> _REQUIRED TASK_
Within the data that follows, set down exactly the lines from the one containing "Reproduce this chart with matplotlib." through the one containing "non_cols = ('#993366', '#7A2952', '#4F1A33')", both ends included.

> _GIVEN DATA_
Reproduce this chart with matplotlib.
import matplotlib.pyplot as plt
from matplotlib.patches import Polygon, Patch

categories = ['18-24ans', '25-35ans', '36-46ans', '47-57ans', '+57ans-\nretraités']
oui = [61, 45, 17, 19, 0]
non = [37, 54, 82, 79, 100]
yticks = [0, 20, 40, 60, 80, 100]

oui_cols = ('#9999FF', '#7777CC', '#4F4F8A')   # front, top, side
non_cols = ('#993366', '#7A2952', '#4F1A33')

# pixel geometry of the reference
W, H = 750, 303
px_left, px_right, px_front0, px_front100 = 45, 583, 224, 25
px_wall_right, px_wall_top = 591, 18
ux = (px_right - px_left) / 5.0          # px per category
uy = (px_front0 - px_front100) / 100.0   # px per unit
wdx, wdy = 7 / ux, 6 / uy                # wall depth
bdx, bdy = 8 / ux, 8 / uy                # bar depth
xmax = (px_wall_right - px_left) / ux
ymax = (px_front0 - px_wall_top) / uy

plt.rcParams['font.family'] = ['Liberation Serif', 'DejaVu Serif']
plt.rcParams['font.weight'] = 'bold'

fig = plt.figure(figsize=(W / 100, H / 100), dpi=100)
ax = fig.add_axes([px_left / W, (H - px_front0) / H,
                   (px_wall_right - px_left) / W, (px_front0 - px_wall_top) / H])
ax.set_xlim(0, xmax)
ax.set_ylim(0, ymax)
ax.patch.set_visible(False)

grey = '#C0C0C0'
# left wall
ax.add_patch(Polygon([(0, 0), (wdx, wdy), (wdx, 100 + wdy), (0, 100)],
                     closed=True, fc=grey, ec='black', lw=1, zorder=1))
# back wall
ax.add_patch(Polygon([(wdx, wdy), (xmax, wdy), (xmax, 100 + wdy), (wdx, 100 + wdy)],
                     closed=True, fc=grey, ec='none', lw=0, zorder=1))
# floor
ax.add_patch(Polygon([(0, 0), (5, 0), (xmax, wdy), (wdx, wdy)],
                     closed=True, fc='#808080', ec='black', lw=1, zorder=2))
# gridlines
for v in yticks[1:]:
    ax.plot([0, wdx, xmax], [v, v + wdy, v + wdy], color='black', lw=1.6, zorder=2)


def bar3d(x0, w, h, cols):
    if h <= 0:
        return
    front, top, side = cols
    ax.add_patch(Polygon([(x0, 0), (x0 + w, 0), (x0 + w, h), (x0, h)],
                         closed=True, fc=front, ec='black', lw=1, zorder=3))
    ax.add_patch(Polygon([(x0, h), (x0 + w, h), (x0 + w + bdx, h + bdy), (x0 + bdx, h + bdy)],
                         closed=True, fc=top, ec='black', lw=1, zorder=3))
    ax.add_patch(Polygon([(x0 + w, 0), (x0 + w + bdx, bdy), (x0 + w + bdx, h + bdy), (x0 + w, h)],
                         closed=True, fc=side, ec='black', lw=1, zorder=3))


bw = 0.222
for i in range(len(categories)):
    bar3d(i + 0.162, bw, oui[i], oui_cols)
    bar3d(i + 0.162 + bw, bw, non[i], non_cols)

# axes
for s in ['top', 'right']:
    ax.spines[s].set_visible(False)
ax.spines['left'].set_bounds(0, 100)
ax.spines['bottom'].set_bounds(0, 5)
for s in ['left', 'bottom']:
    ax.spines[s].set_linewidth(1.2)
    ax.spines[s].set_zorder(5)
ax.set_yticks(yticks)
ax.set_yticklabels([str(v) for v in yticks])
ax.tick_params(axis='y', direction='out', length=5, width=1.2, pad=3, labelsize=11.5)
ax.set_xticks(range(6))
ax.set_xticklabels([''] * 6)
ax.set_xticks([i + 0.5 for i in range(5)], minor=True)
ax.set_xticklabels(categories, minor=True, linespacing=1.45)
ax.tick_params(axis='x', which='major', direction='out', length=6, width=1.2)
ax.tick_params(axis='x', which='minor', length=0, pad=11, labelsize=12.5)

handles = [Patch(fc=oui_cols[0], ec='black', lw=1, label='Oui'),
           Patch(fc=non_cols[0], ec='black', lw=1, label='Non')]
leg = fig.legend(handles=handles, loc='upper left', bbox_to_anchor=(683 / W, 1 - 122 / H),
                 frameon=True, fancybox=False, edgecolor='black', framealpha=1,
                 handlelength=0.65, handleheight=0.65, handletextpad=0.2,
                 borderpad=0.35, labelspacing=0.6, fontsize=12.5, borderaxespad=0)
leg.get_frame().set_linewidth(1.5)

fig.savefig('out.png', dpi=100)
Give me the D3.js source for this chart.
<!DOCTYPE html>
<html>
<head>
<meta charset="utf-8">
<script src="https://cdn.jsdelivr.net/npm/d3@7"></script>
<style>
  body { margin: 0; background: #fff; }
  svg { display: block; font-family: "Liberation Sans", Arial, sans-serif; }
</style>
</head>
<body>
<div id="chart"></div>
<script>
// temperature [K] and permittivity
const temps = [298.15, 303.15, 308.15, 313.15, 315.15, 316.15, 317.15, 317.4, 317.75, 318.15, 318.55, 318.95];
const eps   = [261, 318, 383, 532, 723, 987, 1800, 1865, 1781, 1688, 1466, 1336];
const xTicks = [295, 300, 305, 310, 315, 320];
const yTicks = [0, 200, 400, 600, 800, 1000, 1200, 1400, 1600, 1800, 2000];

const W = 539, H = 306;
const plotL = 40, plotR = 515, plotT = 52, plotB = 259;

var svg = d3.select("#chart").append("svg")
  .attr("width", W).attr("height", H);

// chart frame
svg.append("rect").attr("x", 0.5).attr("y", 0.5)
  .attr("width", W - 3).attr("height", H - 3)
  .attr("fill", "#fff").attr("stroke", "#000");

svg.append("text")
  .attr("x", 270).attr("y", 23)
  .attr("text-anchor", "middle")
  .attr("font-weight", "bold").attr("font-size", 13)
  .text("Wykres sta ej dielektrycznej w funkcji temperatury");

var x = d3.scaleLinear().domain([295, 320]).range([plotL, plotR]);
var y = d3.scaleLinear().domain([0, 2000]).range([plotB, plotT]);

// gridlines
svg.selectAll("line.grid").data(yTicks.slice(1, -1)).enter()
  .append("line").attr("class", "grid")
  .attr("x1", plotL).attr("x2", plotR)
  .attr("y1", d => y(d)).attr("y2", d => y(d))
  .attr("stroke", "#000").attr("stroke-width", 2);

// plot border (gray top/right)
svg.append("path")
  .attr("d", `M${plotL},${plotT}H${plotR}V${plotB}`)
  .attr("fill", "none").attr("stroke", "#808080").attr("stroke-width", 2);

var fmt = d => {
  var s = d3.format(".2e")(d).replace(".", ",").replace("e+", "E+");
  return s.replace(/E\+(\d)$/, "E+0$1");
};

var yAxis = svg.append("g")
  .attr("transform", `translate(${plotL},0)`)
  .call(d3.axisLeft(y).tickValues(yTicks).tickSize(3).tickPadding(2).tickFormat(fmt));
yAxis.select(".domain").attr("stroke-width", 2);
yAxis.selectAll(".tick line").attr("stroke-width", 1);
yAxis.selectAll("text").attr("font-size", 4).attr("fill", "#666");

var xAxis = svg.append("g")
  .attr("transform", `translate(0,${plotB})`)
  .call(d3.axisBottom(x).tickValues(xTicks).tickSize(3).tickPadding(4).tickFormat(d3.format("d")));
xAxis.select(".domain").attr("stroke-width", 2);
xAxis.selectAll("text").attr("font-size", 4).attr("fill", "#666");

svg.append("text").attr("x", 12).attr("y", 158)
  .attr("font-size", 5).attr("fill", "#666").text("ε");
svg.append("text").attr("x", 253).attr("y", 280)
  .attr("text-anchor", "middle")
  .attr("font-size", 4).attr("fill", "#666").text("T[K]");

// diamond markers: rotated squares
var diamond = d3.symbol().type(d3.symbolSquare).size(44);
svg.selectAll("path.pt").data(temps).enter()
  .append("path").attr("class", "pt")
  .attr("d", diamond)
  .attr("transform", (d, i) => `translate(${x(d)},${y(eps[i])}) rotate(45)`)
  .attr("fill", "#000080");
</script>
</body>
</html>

* * *

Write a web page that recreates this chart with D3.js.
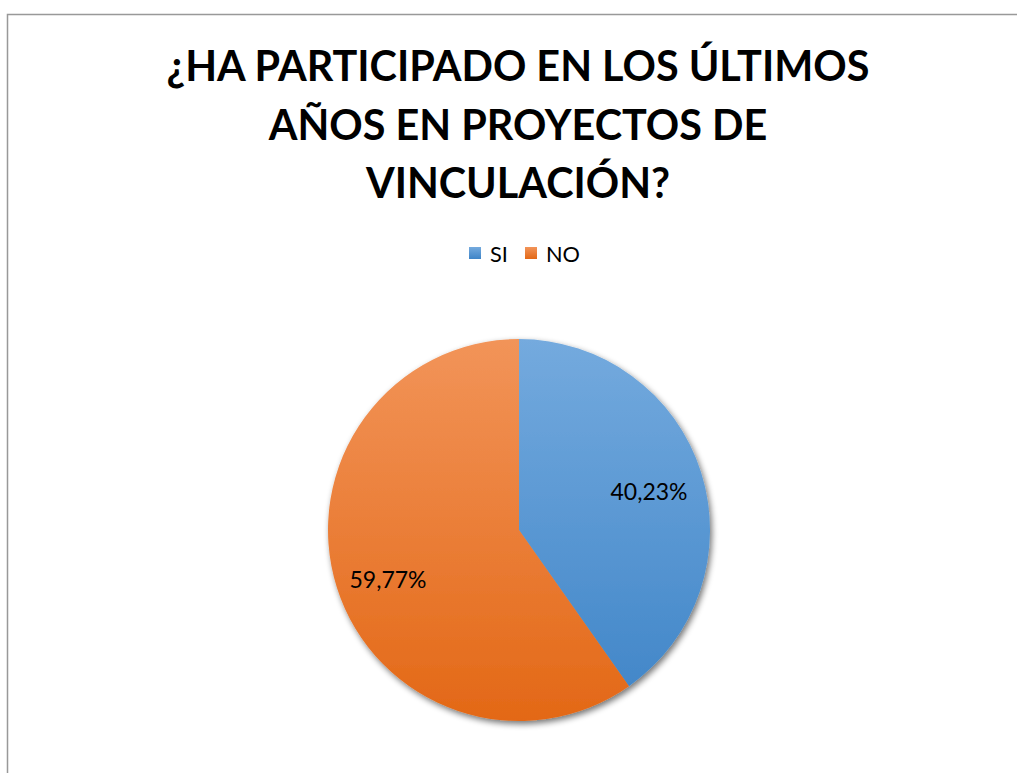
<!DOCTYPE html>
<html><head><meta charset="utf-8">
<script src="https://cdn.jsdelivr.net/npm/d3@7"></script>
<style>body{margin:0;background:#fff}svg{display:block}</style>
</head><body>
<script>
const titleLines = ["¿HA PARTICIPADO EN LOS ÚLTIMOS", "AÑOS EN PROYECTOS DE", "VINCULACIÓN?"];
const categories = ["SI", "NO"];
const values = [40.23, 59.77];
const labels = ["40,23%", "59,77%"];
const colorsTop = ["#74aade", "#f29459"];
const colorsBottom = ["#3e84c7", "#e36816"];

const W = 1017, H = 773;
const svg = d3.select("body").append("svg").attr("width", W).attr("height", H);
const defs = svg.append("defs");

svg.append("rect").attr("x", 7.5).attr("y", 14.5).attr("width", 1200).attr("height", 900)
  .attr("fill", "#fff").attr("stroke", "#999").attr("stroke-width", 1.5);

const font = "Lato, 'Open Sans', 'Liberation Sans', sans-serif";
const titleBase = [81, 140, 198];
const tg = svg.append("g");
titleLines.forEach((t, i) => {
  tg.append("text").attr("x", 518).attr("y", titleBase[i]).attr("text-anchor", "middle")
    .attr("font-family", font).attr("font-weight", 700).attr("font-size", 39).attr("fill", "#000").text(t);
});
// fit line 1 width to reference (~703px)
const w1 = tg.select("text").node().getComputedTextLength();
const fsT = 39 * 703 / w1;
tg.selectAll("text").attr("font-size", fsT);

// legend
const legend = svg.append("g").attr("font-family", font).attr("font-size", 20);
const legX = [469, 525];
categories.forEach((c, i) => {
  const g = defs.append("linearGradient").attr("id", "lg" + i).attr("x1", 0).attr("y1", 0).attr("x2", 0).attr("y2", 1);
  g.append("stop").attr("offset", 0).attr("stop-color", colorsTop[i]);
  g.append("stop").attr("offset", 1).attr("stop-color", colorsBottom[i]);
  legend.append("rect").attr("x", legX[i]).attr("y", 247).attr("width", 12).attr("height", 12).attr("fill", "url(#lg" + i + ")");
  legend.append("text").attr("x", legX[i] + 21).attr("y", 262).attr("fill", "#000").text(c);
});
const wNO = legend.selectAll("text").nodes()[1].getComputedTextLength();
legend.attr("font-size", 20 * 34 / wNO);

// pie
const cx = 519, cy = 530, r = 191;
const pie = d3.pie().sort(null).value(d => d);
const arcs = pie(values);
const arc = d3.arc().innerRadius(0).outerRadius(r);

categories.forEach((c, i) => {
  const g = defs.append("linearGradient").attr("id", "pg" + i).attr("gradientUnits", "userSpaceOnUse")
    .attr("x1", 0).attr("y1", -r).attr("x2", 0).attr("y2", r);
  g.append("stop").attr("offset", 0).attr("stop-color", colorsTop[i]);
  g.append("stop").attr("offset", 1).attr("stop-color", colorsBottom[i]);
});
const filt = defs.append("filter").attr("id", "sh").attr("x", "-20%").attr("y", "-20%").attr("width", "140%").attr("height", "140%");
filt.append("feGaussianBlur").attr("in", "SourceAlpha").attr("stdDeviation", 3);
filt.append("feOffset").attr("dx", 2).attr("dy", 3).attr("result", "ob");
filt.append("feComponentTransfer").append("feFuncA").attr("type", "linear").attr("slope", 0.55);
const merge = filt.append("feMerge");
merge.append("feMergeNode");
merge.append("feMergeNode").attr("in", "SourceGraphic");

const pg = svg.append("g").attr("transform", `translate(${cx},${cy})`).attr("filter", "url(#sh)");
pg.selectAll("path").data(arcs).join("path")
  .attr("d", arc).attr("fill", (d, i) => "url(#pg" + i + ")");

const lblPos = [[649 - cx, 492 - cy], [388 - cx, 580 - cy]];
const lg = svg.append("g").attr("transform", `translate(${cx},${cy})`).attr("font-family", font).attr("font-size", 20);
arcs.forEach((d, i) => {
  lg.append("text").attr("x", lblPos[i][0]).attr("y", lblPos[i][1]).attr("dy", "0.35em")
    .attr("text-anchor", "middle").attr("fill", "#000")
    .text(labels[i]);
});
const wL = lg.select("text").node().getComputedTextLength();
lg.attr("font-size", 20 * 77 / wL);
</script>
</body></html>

==

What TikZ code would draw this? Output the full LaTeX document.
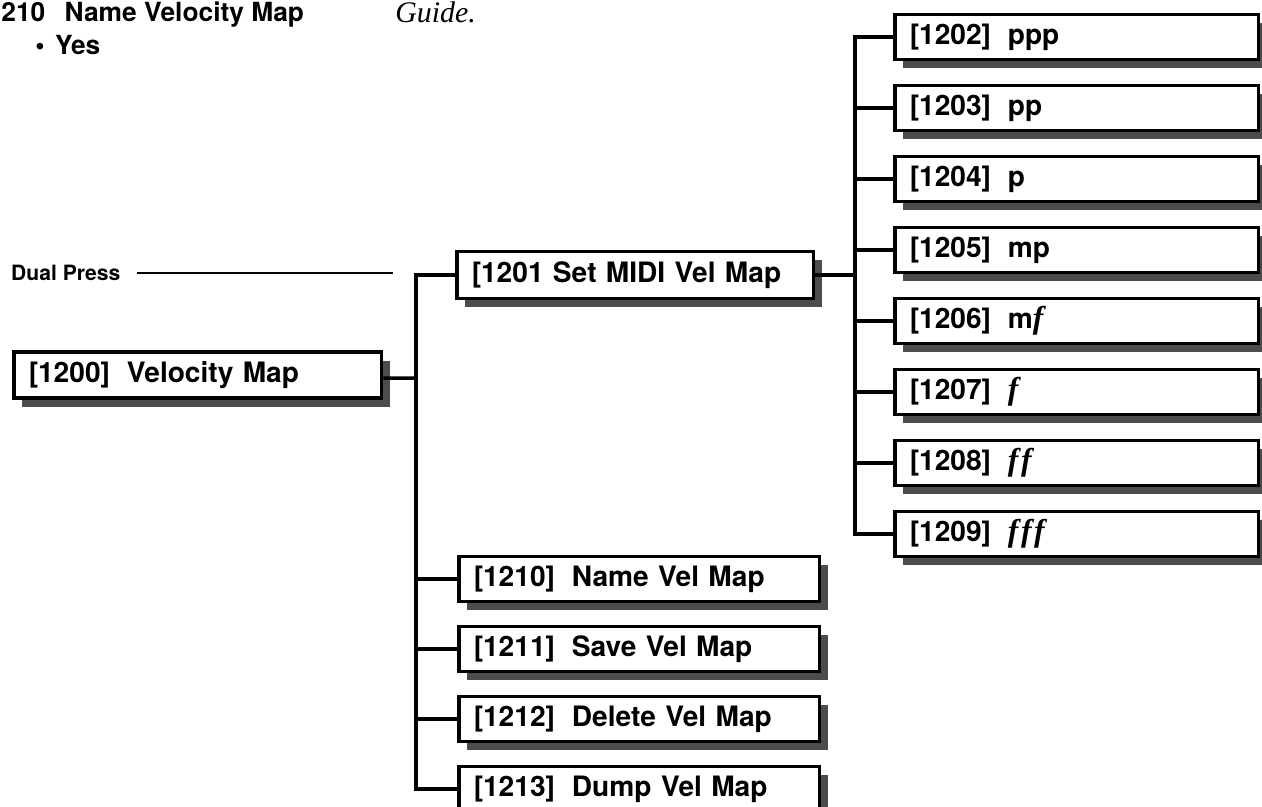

> _TASK RESPONSE_
Reproduce this chart with matplotlib.
import matplotlib.pyplot as plt
from matplotlib.patches import Polygon, Patch

categories = ['18-24ans', '25-35ans', '36-46ans', '47-57ans', '+57ans-\nretraités']
oui = [61, 45, 17, 19, 0]
non = [37, 54, 82, 79, 100]
yticks = [0, 20, 40, 60, 80, 100]

oui_cols = ('#9999FF', '#7777CC', '#4F4F8A')   # front, top, side
non_cols = ('#993366', '#7A2952', '#4F1A33')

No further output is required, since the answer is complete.